Yes, totally to my master’s degree, because it is in education and well as you know haven’t taught in over 4 years. So, definitely could drive me a bit batty if I look at it or think about it, but still I guess we are doing what we are supposed to be doing 😉
True, Janine!
Oh my goodness, I’ve seen that balloon guy! (Or at least someone who does the exact same thing.) It was actually really weird, and was in the context of an outdoor children’s movie, which made it feel….inappropriate. Plus it totally freaked out some young child who took off running out of the park where the movie was playing.
I feel the same way about my Master’s Degree! (Which, by the way, I got because I *thought* I wanted to be a guidance counselor.) Still even paying for that. Haha, loved your responses, Dana!

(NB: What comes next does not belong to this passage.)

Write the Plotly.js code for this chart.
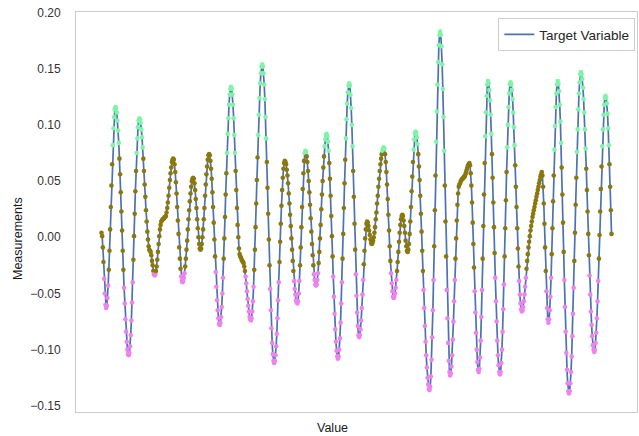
<!DOCTYPE html>
<html>
<head>
<meta charset="utf-8">
<script src="https://cdn.plot.ly/plotly-3.0.1.min.js"></script>
<style>html,body{margin:0;padding:0;background:#fff;}#chart{width:639px;height:436px;}</style>
</head>
<body>
<div id="chart"></div>
<script>
const part1 = [0.004,0.001,-0.009,-0.022,-0.037,-0.050,-0.060,-0.063,
-0.061,-0.054,-0.043,-0.029,-0.012,0.007,0.027,0.046,0.065,0.082,0.097,0.107,0.114,0.116,
0.115,0.111,0.104,0.095,0.084,0.070,0.056,0.040,0.023,0.006,-0.012,-0.029,-0.045,-0.059,-0.073,-0.084,-0.093,-0.100,-0.104,-0.105,
-0.103,-0.097,-0.087,-0.074,-0.058,-0.040,-0.020,0.001,0.021,0.041,0.059,0.075,0.088,0.098,0.104,0.106,
0.105,0.102,0.096,0.089,0.080,0.070,0.059,0.047,0.036,0.024,0.014,0.005,-0.002,-0.008,-0.011,-0.012,
-0.013,-0.016,-0.021,-0.025,-0.030,-0.033,-0.034,
-0.033,-0.030,-0.026,-0.020,-0.013,-0.006,0.001,0.007,0.011,0.014,0.015,
0.016,0.016,0.017,0.018,0.018,
0.019,0.022,0.026,0.031,0.037,0.044,0.051,0.057,0.062,0.067,0.069,0.070,
0.069,0.065,0.058,0.049,0.039,0.027,0.015,0.003,-0.009,-0.019,-0.028,-0.035,-0.039,-0.040,
-0.039,-0.036,-0.032,-0.026,-0.019,-0.011,-0.003,0.007,0.016,0.024,0.032,0.039,0.045,0.050,0.052,0.053,
0.052,0.048,0.042,0.034,0.026,0.016,0.008,0.000,-0.006,-0.010,-0.011,
-0.010,-0.006,0.000,0.007,0.016,0.026,0.037,0.047,0.056,0.063,0.069,0.073,0.074];
const part2 = [0.073,0.068,0.061,0.052,0.040,0.027,0.013,-0.002,-0.017,-0.031,-0.044,-0.056,-0.065,-0.072,-0.077,-0.078,
-0.076,-0.071,-0.062,-0.050,-0.036,-0.019,-0.001,0.018,0.038,0.057,0.075,0.092,0.106,0.118,0.127,0.132,0.134,
0.132,0.127,0.118,0.106,0.091,0.075,0.059,0.042,0.026,0.011,0.000,-0.010,-0.015,-0.017,
-0.018,-0.020,-0.021,-0.022,
-0.023,-0.026,-0.030,-0.035,-0.041,-0.048,-0.055,-0.061,-0.066,-0.071,-0.073,-0.074,
-0.072,-0.066,-0.057,-0.044,-0.029,-0.011,0.009,0.030,0.051,0.071,0.091,0.109,0.124,0.137,0.146,0.152,0.154,
0.152,0.146,0.136,0.123,0.107,0.088,0.067,0.044,0.021,-0.002,-0.025,-0.046,-0.065,-0.081,-0.094,-0.104,-0.110,-0.112,
-0.110,-0.105,-0.097,-0.086,-0.072,-0.056,-0.040,-0.022,-0.004,0.012,0.028,0.042,0.053,0.061,0.066,0.068,
0.067,0.065,0.060,0.055,0.048,0.039,0.030,0.020,0.010,-0.001,-0.011,-0.021,-0.030,-0.039,-0.046,-0.051,-0.056,-0.058,-0.059,
-0.057,-0.050,-0.039,-0.025,-0.009,0.009,0.027,0.043,0.057,0.068,0.075,0.077,
0.076,0.072,0.067,0.059,0.050,0.040,0.029,0.017,0.005,-0.006,-0.016,-0.025,-0.033,-0.038,-0.042,-0.043,
-0.042,-0.038,-0.032,-0.023,-0.013,-0.001,0.011,0.025,0.038,0.050,0.062,0.072,0.081,0.087,0.091,0.092];
const part3 = [0.090,0.085,0.077,0.066,0.052,0.037,0.019,0.001,-0.017,-0.035,-0.053,-0.068,-0.082,-0.093,-0.101,-0.106,-0.108,
-0.106,-0.100,-0.090,-0.076,-0.059,-0.040,-0.019,0.003,0.026,0.048,0.069,0.088,0.105,0.119,0.129,0.135,0.137,
0.135,0.127,0.115,0.100,0.081,0.059,0.036,0.012,-0.011,-0.033,-0.052,-0.067,-0.079,-0.087,-0.089,
-0.087,-0.082,-0.074,-0.063,-0.051,-0.038,-0.024,-0.012,-0.001,0.007,0.012,0.014,
0.013,0.010,0.006,0.002,-0.002,-0.005,-0.006,
-0.005,-0.003,0.000,0.004,0.009,0.016,0.022,0.030,0.037,0.045,0.052,0.059,0.065,0.070,0.074,0.077,0.079,0.080,
0.079,0.074,0.067,0.058,0.047,0.034,0.020,0.006,-0.008,-0.021,-0.032,-0.041,-0.048,-0.053,-0.054,
-0.053,-0.050,-0.045,-0.038,-0.030,-0.022,-0.013,-0.004,0.004,0.011,0.016,0.019,0.020,
0.019,0.015,0.010,0.004,-0.003,-0.008,-0.012,-0.013,
-0.011,-0.006,0.003,0.014,0.027,0.041,0.054,0.067,0.078,0.087,0.092,0.094,
0.093,0.089,0.083,0.074,0.063,0.051,0.037,0.021,0.005,-0.012,-0.030,-0.047,-0.063,-0.079,-0.093,-0.105,-0.116,-0.125,-0.131,-0.135,-0.136,
-0.133,-0.124,-0.109,-0.089,-0.065,-0.038,-0.008,0.024,0.055,0.085,0.112,0.136,0.156,0.171,0.180,0.183,
0.180,0.170,0.154,0.132,0.107,0.077,0.046,0.014,-0.017,-0.047,-0.072,-0.094,-0.110,-0.120,-0.123,
-0.121,-0.115,-0.105,-0.091,-0.075,-0.057,-0.038,-0.019,-0.001,0.015,0.029,0.039,0.045,0.047,
0.048,0.050,0.051,0.052,0.052,0.053,0.054,
0.054,0.056,0.058,0.060,0.062,0.064,0.065,0.066];
const part4 = [0.064,0.057,0.046,0.031,0.013,-0.006,-0.027,-0.048,-0.067,-0.085,-0.100,-0.111,-0.118,-0.120,
-0.117,-0.107,-0.092,-0.071,-0.047,-0.019,0.010,0.038,0.066,0.090,0.111,0.126,0.136,0.139,
0.137,0.131,0.122,0.109,0.092,0.074,0.053,0.031,0.009,-0.014,-0.036,-0.057,-0.075,-0.092,-0.105,-0.114,-0.120,-0.122,
-0.120,-0.112,-0.100,-0.084,-0.064,-0.042,-0.017,0.008,0.033,0.058,0.080,0.100,0.116,0.128,0.136,0.138,
0.136,0.131,0.123,0.111,0.098,0.082,0.064,0.045,0.027,0.008,-0.010,-0.026,-0.039,-0.051,-0.059,-0.064,-0.066,
-0.065,-0.062,-0.057,-0.051,-0.044,-0.036,-0.028,-0.021,-0.015,-0.009,-0.004,0.001,0.006,0.010,0.014,0.018,0.021,0.024,0.027,0.030,0.033,0.036,0.039,0.042,0.045,0.048,0.051,0.054,0.056,0.058,
0.055,0.045,0.030,0.012,-0.009,-0.030,-0.048,-0.063,-0.073,-0.076,
-0.073,-0.065,-0.053,-0.036,-0.015,0.008,0.032,0.055,0.078,0.099,0.116,0.128,0.136,0.139,
0.137,0.130,0.118,0.103,0.084,0.062,0.038,0.013,-0.013,-0.038,-0.062,-0.084,-0.103,-0.118,-0.130,-0.137,-0.139,
-0.137,-0.130,-0.120,-0.106,-0.088,-0.068,-0.045,-0.021,0.004,0.029,0.053,0.076,0.096,0.114,0.128,0.138,0.145,0.147,
0.145,0.141,0.133,0.123,0.111,0.096,0.079,0.061,0.042,0.023,0.003,-0.016,-0.034,-0.051,-0.066,-0.078,-0.088,-0.096,-0.100,-0.102,
-0.100,-0.094,-0.085,-0.072,-0.057,-0.039,-0.019,0.002,0.023,0.043,0.063,0.081,0.096,0.109,0.118,0.124,0.126,
0.124,0.119,0.110,0.097,0.082,0.065,0.045,0.024,0.003];

const yTickVals = [-0.15,-0.10,-0.05,0.00,0.05,0.10,0.15,0.20];
const highLevel = 0.075;   // markers above: green
const lowLevel = -0.031;   // markers below: violet

const measurements = part1.concat(part2, part3, part4);
const sampleIndex = measurements.map((v, i) => i);
const markerColors = measurements.map(v => v >= highLevel ? '#7ef5a6' : (v <= lowLevel ? '#ee82ee' : '#8b780c'));

const font = {family: 'Liberation Sans, Arial, sans-serif', size: 12, color: '#262626'};
const n = measurements.length;
const pad = (n - 1) * 0.05;

const traces = [
  {x: sampleIndex, y: measurements, type: 'scatter', mode: 'lines', name: 'Target Variable',
   line: {color: '#4c72b0', width: 1.7}, hoverinfo: 'skip'},
  {x: sampleIndex, y: measurements, type: 'scatter', mode: 'markers', showlegend: false,
   marker: {color: markerColors, size: 4.6, line: {width: 0}}}
];

const layout = {
  width: 639, height: 436,
  margin: {l: 76, r: 2, t: 12, b: 24, pad: 0},
  paper_bgcolor: '#ffffff', plot_bgcolor: '#ffffff',
  font: font,
  showlegend: true,
  xaxis: {range: [-pad, n - 1 + pad], showticklabels: false, ticks: '', showgrid: false, zeroline: false,
          showline: true, mirror: true, linecolor: '#cccccc', linewidth: 1},
  yaxis: {range: [-0.1555, 0.2005], tickvals: yTickVals, tickformat: '.2f', ticks: '', showgrid: false,
          zeroline: false, showline: true, mirror: true, linecolor: '#cccccc', linewidth: 1,
          ticklabelstandoff: 12, tickfont: {size: 12, color: '#333333'}},
  legend: {x: 0.997, xanchor: 'right', y: 0.985, yanchor: 'top', bgcolor: 'rgba(255,255,255,0.8)',
           bordercolor: '#cccccc', borderwidth: 1, font: {size: 13.5, color: '#262626'}},
  annotations: [
    {text: 'Value', xref: 'paper', yref: 'paper', x: 0.458, y: 0, yshift: -16, yanchor: 'middle',
     showarrow: false, font: {size: 12.5, color: '#1a1a1a'}},
    {text: 'Measurements', xref: 'paper', yref: 'paper', x: -0.1034, y: 0.435, textangle: -90,
     xanchor: 'center', yanchor: 'middle', showarrow: false, font: {size: 12.5, color: '#1a1a1a'}}
  ]
};

Plotly.newPlot('chart', traces, layout, {displayModeBar: false, staticPlot: true});
</script>
</body>
</html>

Thanks, Bev! That balloon guy was very strange, but he fit right in at the Renn Fest. Lots of oddballs there; my kids love it.
Not that you can actually look in the mirror and tell but I didn’t “feel” like I could raise one eyebrow with both eyes closes. I do feel dumb that I tried. And this was when I was going to through the boring questions to see which ones to answer. I had no idea about that pumping your own gas in New Jersey – wow! I’ve only had self service once in my lifetime and I was a fairly new driver.
Don’t feel dumb – I took a selfie to make sure I was actually raising my eyebrows. That’s even dumber!
Yep that made me LOL – the things we do for the sake of blogging. LOL!
Do you know how to pump your own gas??? What the…?
My husband also keeps a bat under his side of the bed for the same reason. Do they teach all boys this at some point or is it just collective idiocy?
I CAN touch my nose with my tongue. It’s kinda gross.
Love your comment about your Master’s Degree. Oh so true!!!!
Gwen can touch her nose to her tongue too – it is weird to see. And I think it’s just collective idiocy.